## COLLECTED MATERIAL
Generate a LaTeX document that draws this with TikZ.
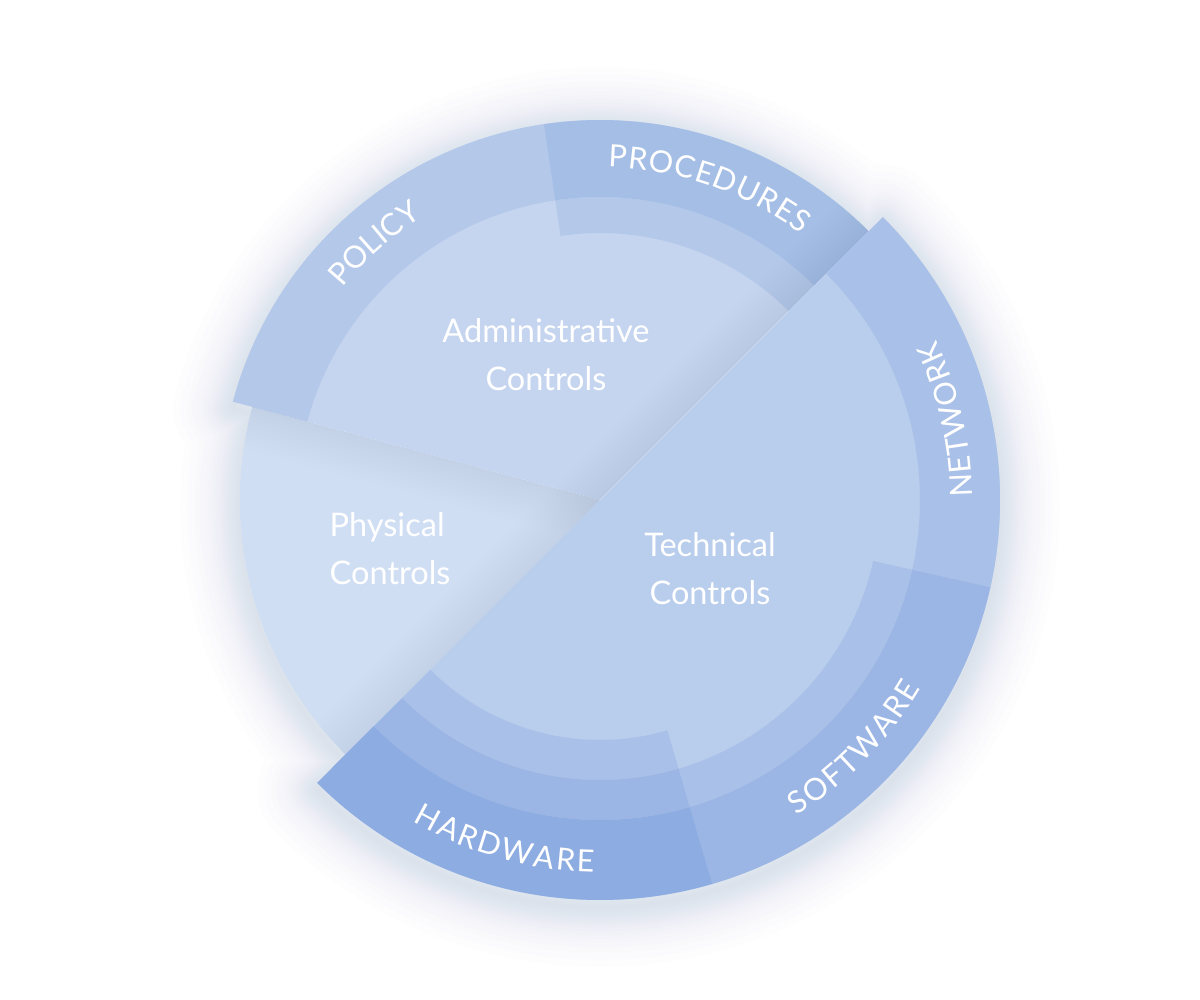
\documentclass[tikz,border=0pt]{standalone}
\usepackage{fontspec}
\setmainfont{Lato}
\usetikzlibrary{decorations.text}

\definecolor{physcol}{RGB}{208,222,244}
\definecolor{admincol}{RGB}{197,213,239}
\definecolor{techcol}{RGB}{185,205,236}
\definecolor{polcol}{RGB}{180,200,234}
\definecolor{procol}{RGB}{165,190,230}
\definecolor{netcol}{RGB}{169,192,232}
\definecolor{softcol}{RGB}{155,182,228}
\definecolor{hardcol}{RGB}{141,172,225}
\definecolor{glowcol}{RGB}{160,175,215}
\definecolor{shadecol}{RGB}{100,120,175}

\newcommand{\ringfont}{\fontsize{8.7}{10}\selectfont}
% annular sector: colour, from, to, inner radius, outer radius
\newcommand{\band}[5]{\fill[#1] (#2:#5) arc[start angle=#2,end angle=#3,radius=#5] -- (#3:#4) arc[start angle=#3,end angle=#2,radius=#4] -- cycle;}

\tikzset{
  ctrl/.style={text=white, inner sep=0pt, align=center, font=\fontsize{9.25}{13.5}\selectfont},
  ringlabel/.style={decorate, decoration={text along path, text align=fit to path, text color=white, text={|\ringfont|#1}}},
}

\begin{document}
\begin{tikzpicture}[x=0.01cm,y=0.01cm]
    \useasboundingbox (-600,-500) rectangle (600,500);
    \fill[white] (-600,-500) rectangle (600,500);
    \def\outline{(-135:400) arc[start angle=-135,end angle=45,radius=400] -- (45:380) arc[start angle=45,end angle=165,radius=380] -- (165:360) arc[start angle=165,end angle=225,radius=360] -- cycle}
    % soft shadow round the wheel
    \foreach \w in {1,2,3,4,5,6,7,8,9,10,11,12,14,16,18,20,23,26,30,34}
        \draw[glowcol, line width=\w pt, line join=round, opacity=0.016, yshift=-2pt] \outline;
    % physical and administrative
    \fill[physcol] (0,0) -- (165:360) arc[start angle=165,end angle=225,radius=360] -- cycle;
    \fill[admincol] (0,0) -- (45:380) arc[start angle=45,end angle=165,radius=380] -- cycle;
    \band{polcol}{98.5}{165}{303}{380}
    \band{polcol}{45}{98.5}{267}{303}
    \band{procol}{45}{98.5}{303}{380}
    % shadows of the sectors above
    \begin{scope}
        \clip (0,0) -- (45:380) arc[start angle=45,end angle=165,radius=380] -- (165:360) arc[start angle=165,end angle=225,radius=360] -- cycle;
        \foreach \w in {2,4,...,24}
            \draw[shadecol, line width=\w pt, opacity=0.005] (225:420) -- (45:420);
    \end{scope}
    \begin{scope}
        \clip (0,0) -- (165:360) arc[start angle=165,end angle=225,radius=360] -- cycle;
        \foreach \w in {2,4,...,24}
            \draw[shadecol, line width=\w pt, opacity=0.004] (0,0) -- (165:420);
    \end{scope}
    % technical
    \fill[techcol] (0,0) -- (-135:400) arc[start angle=-135,end angle=45,radius=400] -- cycle;
    \band{netcol}{-12.6}{45}{320}{400}
    \band{netcol}{-73.7}{-12.6}{280}{320}
    \band{softcol}{-73.7}{-12.6}{320}{400}
    \band{netcol}{-135}{-73.7}{240}{280}
    \band{softcol}{-135}{-73.7}{280}{320}
    \band{hardcol}{-135}{-73.7}{320}{400}
    % texts
    \node[ctrl, anchor=base] (admin) at (-54,110) {Administrative\\Controls};
    \node[ctrl, anchor=base] (tech) at (110,-104) {Technical\\Controls};
    \node[ctrl, align=left, anchor=base west] (phys) at (-271,-84) {Physical\\Controls};
    \path[ringlabel=POLICY] (140.5:334) arc[start angle=140.5,end angle=123.3,radius=334];
    \path[ringlabel=PROCEDURES] (88.6:333) arc[start angle=88.6,end angle=52.8,radius=333];
    \path[ringlabel=NETWORK] (0.5:372) arc[start angle=0.5,end angle=25.5,radius=372];
    \path[ringlabel=SOFTWARE] (-58.1:372) arc[start angle=-58.1,end angle=-30.4,radius=372];
    \path[ringlabel=HARDWARE] (-120.2:372) arc[start angle=-120.2,end angle=-90.9,radius=372];
\end{tikzpicture}
\end{document}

## PROBLEM STATEMENT
Print out the lines exactly, skipping any picture.

## TASK RESPONSE
Generate a LaTeX document that draws this with TikZ.
\documentclass[tikz,border=0pt]{standalone}
\usepackage{fontspec}
\setmainfont{Lato}
\usetikzlibrary{decorations.text}

\definecolor{physcol}{RGB}{208,222,244}
\definecolor{admincol}{RGB}{197,213,239}
\definecolor{techcol}{RGB}{185,205,236}
\definecolor{polcol}{RGB}{180,200,234}
\definecolor{procol}{RGB}{165,190,230}
\definecolor{netcol}{RGB}{169,192,232}
\definecolor{softcol}{RGB}{155,182,228}
\definecolor{hardcol}{RGB}{141,172,225}
\definecolor{glowcol}{RGB}{160,175,215}
\definecolor{shadecol}{RGB}{100,120,175}

\newcommand{\ringfont}{\fontsize{8.7}{10}\selectfont}
% annular sector: colour, from, to, inner radius, outer radius
\newcommand{\band}[5]{\fill[#1] (#2:#5) arc[start angle=#2,end angle=#3,radius=#5] -- (#3:#4) arc[start angle=#3,end angle=#2,radius=#4] -- cycle;}

\tikzset{
  ctrl/.style={text=white, inner sep=0pt, align=center, font=\fontsize{9.25}{13.5}\selectfont},
  ringlabel/.style={decorate, decoration={text along path, text align=fit to path, text color=white, text={|\ringfont|#1}}},
}

\begin{document}
\begin{tikzpicture}[x=0.01cm,y=0.01cm]
    \useasboundingbox (-600,-500) rectangle (600,500);
    \fill[white] (-600,-500) rectangle (600,500);
    \def\outline{(-135:400) arc[start angle=-135,end angle=45,radius=400] -- (45:380) arc[start angle=45,end angle=165,radius=380] -- (165:360) arc[start angle=165,end angle=225,radius=360] -- cycle}
    % soft shadow round the wheel
    \foreach \w in {1,2,3,4,5,6,7,8,9,10,11,12,14,16,18,20,23,26,30,34}
        \draw[glowcol, line width=\w pt, line join=round, opacity=0.016, yshift=-2pt] \outline;
    % physical and administrative
    \fill[physcol] (0,0) -- (165:360) arc[start angle=165,end angle=225,radius=360] -- cycle;
    \fill[admincol] (0,0) -- (45:380) arc[start angle=45,end angle=165,radius=380] -- cycle;
    \band{polcol}{98.5}{165}{303}{380}
    \band{polcol}{45}{98.5}{267}{303}
    \band{procol}{45}{98.5}{303}{380}
    % shadows of the sectors above
    \begin{scope}
        \clip (0,0) -- (45:380) arc[start angle=45,end angle=165,radius=380] -- (165:360) arc[start angle=165,end angle=225,radius=360] -- cycle;
        \foreach \w in {2,4,...,24}
            \draw[shadecol, line width=\w pt, opacity=0.005] (225:420) -- (45:420);
    \end{scope}
    \begin{scope}
        \clip (0,0) -- (165:360) arc[start angle=165,end angle=225,radius=360] -- cycle;
        \foreach \w in {2,4,...,24}
            \draw[shadecol, line width=\w pt, opacity=0.004] (0,0) -- (165:420);
    \end{scope}
    % technical
    \fill[techcol] (0,0) -- (-135:400) arc[start angle=-135,end angle=45,radius=400] -- cycle;
    \band{netcol}{-12.6}{45}{320}{400}
    \band{netcol}{-73.7}{-12.6}{280}{320}
    \band{softcol}{-73.7}{-12.6}{320}{400}
    \band{netcol}{-135}{-73.7}{240}{280}
    \band{softcol}{-135}{-73.7}{280}{320}
    \band{hardcol}{-135}{-73.7}{320}{400}
    % texts
    \node[ctrl, anchor=base] (admin) at (-54,110) {Administrative\\Controls};
    \node[ctrl, anchor=base] (tech) at (110,-104) {Technical\\Controls};
    \node[ctrl, align=left, anchor=base west] (phys) at (-271,-84) {Physical\\Controls};
    \path[ringlabel=POLICY] (140.5:334) arc[start angle=140.5,end angle=123.3,radius=334];
    \path[ringlabel=PROCEDURES] (88.6:333) arc[start angle=88.6,end angle=52.8,radius=333];
    \path[ringlabel=NETWORK] (0.5:372) arc[start angle=0.5,end angle=25.5,radius=372];
    \path[ringlabel=SOFTWARE] (-58.1:372) arc[start angle=-58.1,end angle=-30.4,radius=372];
    \path[ringlabel=HARDWARE] (-120.2:372) arc[start angle=-120.2,end angle=-90.9,radius=372];
\end{tikzpicture}
\end{document}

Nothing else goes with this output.